The Incerto Series by Nassim Nicholas Taleb: where to start...I started reading this series over a decade ago and I still think about it weekly. It can be very dense to get through as I took a lot of notes. But I think it's worth the trouble. One of my favorite chapters is via negativa. This is the concept that it is easier to know what NOT to do than what should be done. Many interested ideas flow out from that when it comes to personal health, public policy, and morality.

Thinking Fast and Slow by Daniel Kahneman: this book opened up my eyes to a host of mental biases. It's similar to some of Taleb's work but IMO easier to read. My favorite chapter surrounded the idea of the self as your memory vs your experience. Thought experiment: if you could take your dream vacation at no expense but would have no memories or photos/videos of the trip would you do it?

4 comments

> Thought experiment: if you could take your dream vacation at no expense but would have no memories or photos/videos of the trip would you do it?

No. The photos and videos are not interesting, but .. no memories? Further, I am unlikely to take it if I also have to be alone. Experiences are, for me, to be shared because shared experiences are the coin that connect us to others.

As I get older I grow more impatient with the effort of capturing my experiences with photos or other media. Organizing the media is a hassle and the real time effort diminishes the experience because my memories of the experience are interspersed with the effort to capture it.
I would argue that by definition 'your dream vacation' would include the company that would take part in your ideal vacation.
> Thought experiment: if you could take your dream vacation at no expense but would have no memories or photos/videos of the trip would you do it? Of course I would, there is no downside to it. Even if I have no memory of it after the fact, the goodness that would result from such a vacation would remain with me (and hopefully affect me in a positive way). Plus, I get to do it all over again; because, if I had no memory, it never happened!
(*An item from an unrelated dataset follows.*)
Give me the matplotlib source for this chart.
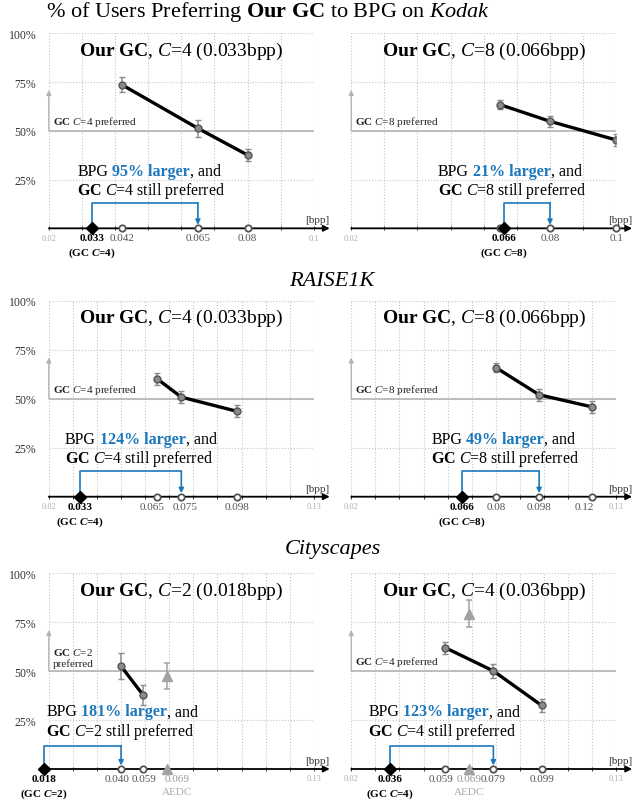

Win-win ;-)
The downside is time spent without any memories.

If I could snap my fingers and appear 7 days in the future, my body having experienced a vacation but my mind having no recollection what did I really gain? And at what cost?

>what did I really gain? This is what I was trying to say: gain being the good effects dream vacation had on your mental health. Cost, of course is time, but you'd pay that anyways.
Absolutely. There is no expense (I take it as of any kind, or are we just talking 'it's paid for'?)

I would assume that at least during my dream vacation, my dream vacation would make me really happy. So 'really happy' beats 'average self' for any amount of time, even if I don't have memories afterwards.

"Stumbling on Happiness" by Daniel Gilbert is an excellent complement to "Thinking Fast and Slow". It explores how the mind works in regards to happiness, and the biases in that.